Rock salt (sodium chloride) was known in the ancient world, since there are deposits around the Mediterranean and in the Middle East. Matin found that copper scale and rock salt alone covered the quartz surface with a rather pale, greenish, dull and rough coating: not at all like ancient blue glaze. An extra ingredient – calcium carbonate, or common chalk, which the Egyptians used as a white pigment among other things – made all the difference, producing a rich, shiny turquoise-blue glaze above 950 oC.
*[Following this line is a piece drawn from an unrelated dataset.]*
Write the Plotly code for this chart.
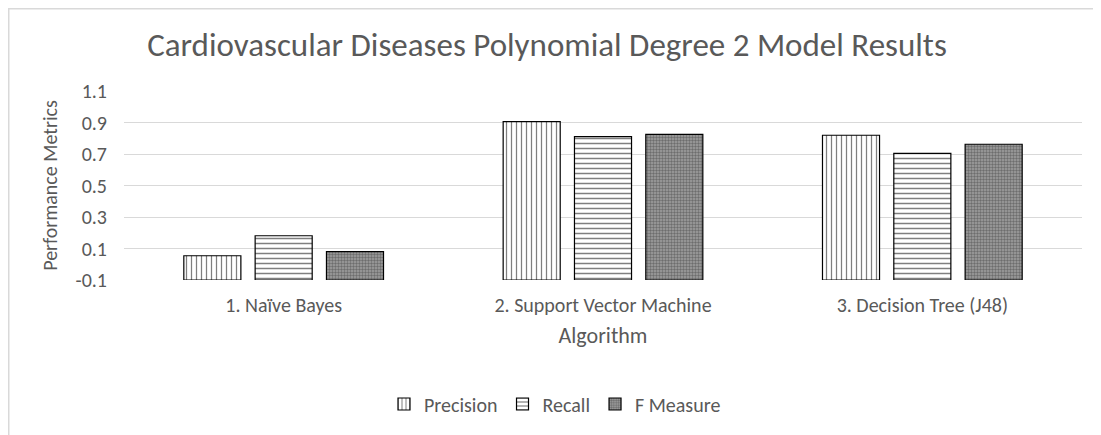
import plotly.graph_objects as go

categories = ["1. Naïve Bayes", "2. Support Vector Machine", "3. Decision Tree (J48)"]
precision = [0.054, 0.905, 0.819]
recall = [0.181, 0.81, 0.704]
f_measure = [0.08, 0.825, 0.762]
y_ticks = [-0.1, 0.1, 0.3, 0.5, 0.7, 0.9, 1.1]

AXIS_MIN = -0.1
FONT = "Carlito, Lato, sans-serif"
TXT = "#595959"

# page body adds an 8px offset; size figure so the plot lands where the reference has it
W, H = 1093, 427
ML, MT, MR = 116, 83, 19
PH = 189
MB = H - MT - PH
PW = W - ML - MR

fig = go.Figure()

series = [
    ("Precision", precision, dict(shape="|", fgcolor="black", bgcolor="white", size=5, solidity=0.25)),
    ("Recall", recall, dict(shape="-", fgcolor="black", bgcolor="white", size=5, solidity=0.3)),
    ("F Measure", f_measure, dict(shape=".", fgcolor="#3a3a3a", bgcolor="#a0a0a0", size=3, solidity=0.5)),
]
for name, vals, pat in series:
    fig.add_trace(go.Bar(
        name=name,
        x=categories,
        y=[v - AXIS_MIN for v in vals],
        base=AXIS_MIN,
        marker=dict(color="white", line=dict(color="black", width=1.2), pattern=pat),
    ))

fig.update_layout(
    width=W, height=H,
    margin=dict(l=ML, r=MR, t=MT, b=MB, autoexpand=False),
    paper_bgcolor="white", plot_bgcolor="white",
    barmode="group", bargap=0.33, bargroupgap=0.2,
    title=dict(text="Cardiovascular Diseases Polynomial Degree 2 Model Results",
               x=(547 - 8) / W, xanchor="center", xref="container", y=1 - 36 / H, yanchor="middle",
               font=dict(family=FONT, size=33, color=TXT)),
    font=dict(family=FONT, color=TXT),
    legend=dict(orientation="h", xref="paper", x=(555 - 8 - ML) / PW, xanchor="center",
                y=-124 / PH, yanchor="middle",
                font=dict(family=FONT, size=20, color=TXT), traceorder="normal"),
    shapes=[dict(type="rect", xref="paper", yref="paper",
                 x0=(0.75 - ML) / PW, x1=1.3, y0=-2, y1=(PH + MT - 0.75) / PH,
                 line=dict(color="#d9d9d9", width=1.5), layer="below")],
)
fig.update_yaxes(range=[-0.1, 1.1], tickvals=y_ticks, ticktext=[f"{t:.1f}" for t in y_ticks],
                 showgrid=True, gridcolor="#d9d9d9", gridwidth=1, zeroline=False,
                 showline=False, tickfont=dict(size=20, color=TXT), ticklabelstandoff=16,
                 title=dict(text="Performance Metrics", font=dict(size=20, color=TXT), standoff=12),
                 fixedrange=True)
fig.update_xaxes(showline=False, showgrid=False, tickfont=dict(size=20, color=TXT),
                 ticklabelstandoff=11, tickangle=0,
                 title=dict(text="Algorithm", font=dict(size=22, color=TXT), standoff=11),
                 ticks="", ticklen=0)

fig.write_html("out.html")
That looked good – but it forces one to assume that salt, chalk and quartz all somehow got into the kiln along with the copper scale. It’s not impossible, but as Matin points out, such accidents probably had to happen several times before anyone took much notice. However, there’s no need for the least likely of these ingredients, rock salt. Matin reasoned that dried cattle dung, which contains significant amounts of both alkalis and salt (chloride), was widely used as a fuel since the beginnings of animal domestication in the eighth millennium BC. So she tried another mixture: copper scale, calcium carbonate and the ash of burnt cattle dung. This too produced a nice, shiny (albeit slightly paler) blue glaze.
Of course, there’s nothing that proves this was the way glazing began. But it supplies a story that is entirely plausible, and narrows the options for what will and won’t do the job.
Reference: M. Matin, Archaeometry advance online publication doi:10.111/arcm.12039.